Disinformation, Media, and the Arts. For centuries, media and the arts—from literature to paintings, from radio, cinema and television to the internet—have served as a prime battleground in information wars, and we welcome presenters to identify how the arts and media are being used today. Furthermore, we welcome discussion of the role of arts and humanities education in promoting media literacy and combating disinformation.

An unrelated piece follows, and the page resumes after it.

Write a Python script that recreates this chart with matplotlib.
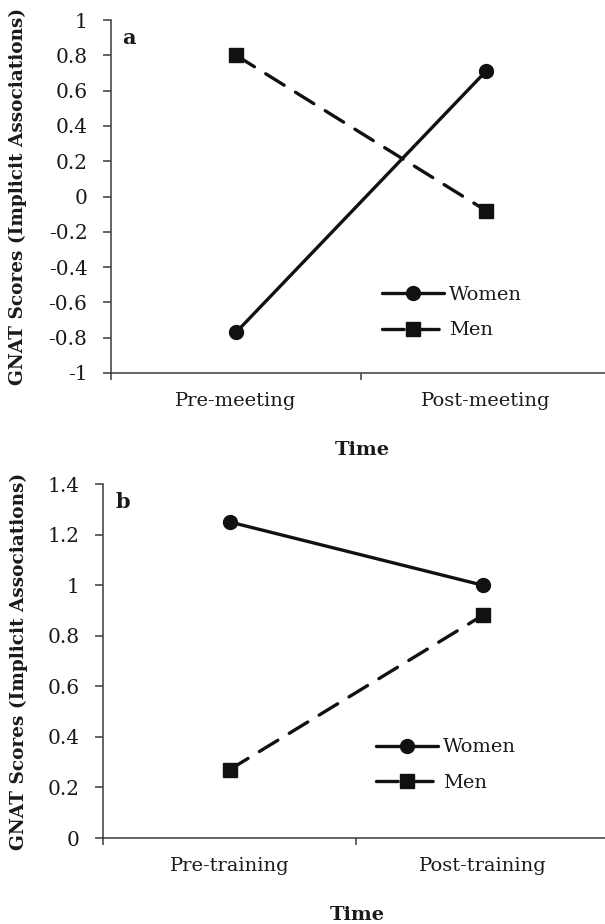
import matplotlib
matplotlib.use("Agg")
import matplotlib.pyplot as plt

plt.rcParams['font.family'] = ['DejaVu Serif']

# Data
cats_a = ["Pre-meeting", "Post-meeting"]
women_a = [-0.77, 0.71]
men_a = [0.80, -0.08]
yticks_a = [-1, -0.8, -0.6, -0.4, -0.2, 0, 0.2, 0.4, 0.6, 0.8, 1]

cats_b = ["Pre-training", "Post-training"]
women_b = [1.25, 1.00]
men_b = [0.27, 0.88]
yticks_b = [0, 0.2, 0.4, 0.6, 0.8, 1, 1.2, 1.4]

ylabel = "GNAT Scores (Implicit Associations)"
xlabel = "Time"

W, H = 605, 924
fig = plt.figure(figsize=(W / 100, H / 100), dpi=100)

def fmt(v):
    return "%g" % v

def panel(rect, cats, women, men, yticks, ylim, letter, leg_xy, ylab_x, letter_xy):
    ax = fig.add_axes(rect)
    x = list(range(len(cats)))
    lc = '#111111'
    ax.plot(x, women, color=lc, lw=2.4, marker='o', ms=10, solid_capstyle='round', label='Women')
    ax.plot(x, men, color=lc, lw=2.4, marker='s', ms=9.5, dashes=(6.5, 4), dash_capstyle='round', label='Men')
    ax.set_xlim(-0.5, len(cats) - 0.5)
    ax.set_ylim(*ylim)
    ax.set_yticks(yticks)
    ax.set_yticklabels([fmt(v) for v in yticks])
    ax.set_xticks([i - 0.5 for i in range(len(cats) + 1)])
    ax.set_xticklabels([])
    ax.set_xticks(x, minor=True)
    ax.set_xticklabels(cats, minor=True)
    ax.tick_params(axis='x', which='minor', length=0, pad=14, labelsize=14, labelcolor='#1a1a1a')
    ax.tick_params(axis='x', which='major', direction='out', length=5, width=1.1, color='#3a3a3a')
    ax.tick_params(axis='y', direction='out', length=6, width=1.1, color='#3a3a3a', pad=11,
                   labelsize=14.5, labelcolor='#1a1a1a')
    for s in ['top', 'right']:
        ax.spines[s].set_visible(False)
    for s in ['left', 'bottom']:
        ax.spines[s].set_color('#3a3a3a')
        ax.spines[s].set_linewidth(1.1)
    ax.set_ylabel(ylabel, fontsize=13.3, fontweight='bold', color='#1a1a1a')
    ax.yaxis.label.set_va('center')
    ax.yaxis.set_label_coords(ylab_x, 0.5)
    ax.set_xlabel(xlabel, fontsize=14, fontweight='bold', color='#1a1a1a')
    ax.xaxis.label.set_va('center')
    ax.xaxis.set_label_coords(0.502, -0.218)
    ax.text(letter_xy[0], letter_xy[1], letter, transform=ax.transAxes, fontsize=15,
            fontweight='bold', ha='left', va='center', color='#1a1a1a')
    leg = ax.legend(loc='center left', bbox_to_anchor=leg_xy, frameon=False, fontsize=14,
                    handlelength=3.2, handletextpad=0.25, labelspacing=0.9, borderpad=0,
                    borderaxespad=0)
    for t in leg.get_texts():
        t.set_color('#1a1a1a')
    return ax

# top panel: left 111, right 611, top 20, bottom 373
panel([111 / W, (H - 373) / H, 500 / W, 353 / H], cats_a, women_a, men_a, yticks_a, (-1, 1),
      'a', (0.542, 0.171), -0.186, (0.023, 0.95))
# bottom panel: left 103, right 609, top 484, bottom 838
panel([103 / W, (H - 838) / H, 506 / W, 354 / H], cats_b, women_b, men_b, yticks_b, (0, 1.4),
      'b', (0.54, 0.206), -0.166, (0.025, 0.95))

fig.savefig('out.png', dpi=100)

Disinformation and the Sciences. The problem of disinformation requires comprehensive and surgical technological solutions. How can we immunize ad algorithms on social media against being abused by malign actors intent on subverting democracy? What can we learn from the SEO of platforms like Yandex and TikTok, which successfully weaponize the search function as part of state propaganda efforts? What benefits and drawbacks are augured by ever-advancing natural language processing? What can we glean from the attempts by authoritarian regimes to fragment the internet and (fire)wall off its segments?

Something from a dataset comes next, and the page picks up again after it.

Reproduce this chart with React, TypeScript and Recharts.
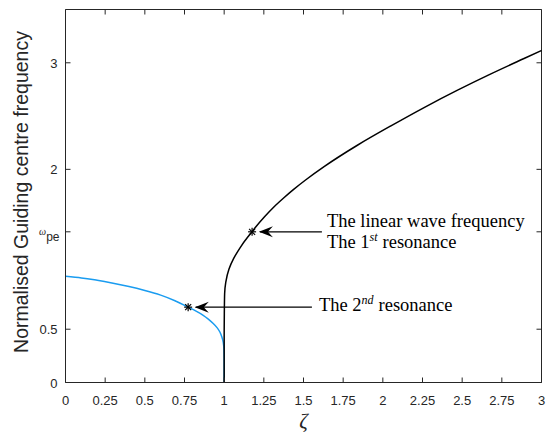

Bridging the Counter-Disinformation Policy Gap. In the United States, the chief federal law governing digital crimes is the Computer Fraud and Abuse Act, which was passed in the 1980s. The two most prominent U.S. counter-disinformation laws today are in woeful need of reform. Various democracies are grappling with how best to codify counter-disinformation policies. Consequently, we encourage presentations on new, interdisciplinary, cross-sector approaches to counter-disinformation policymaking. Moreover, policymaking is not contained to the public sector, and we invite discussion of policies that the private sector should enact and issues with which it must contend.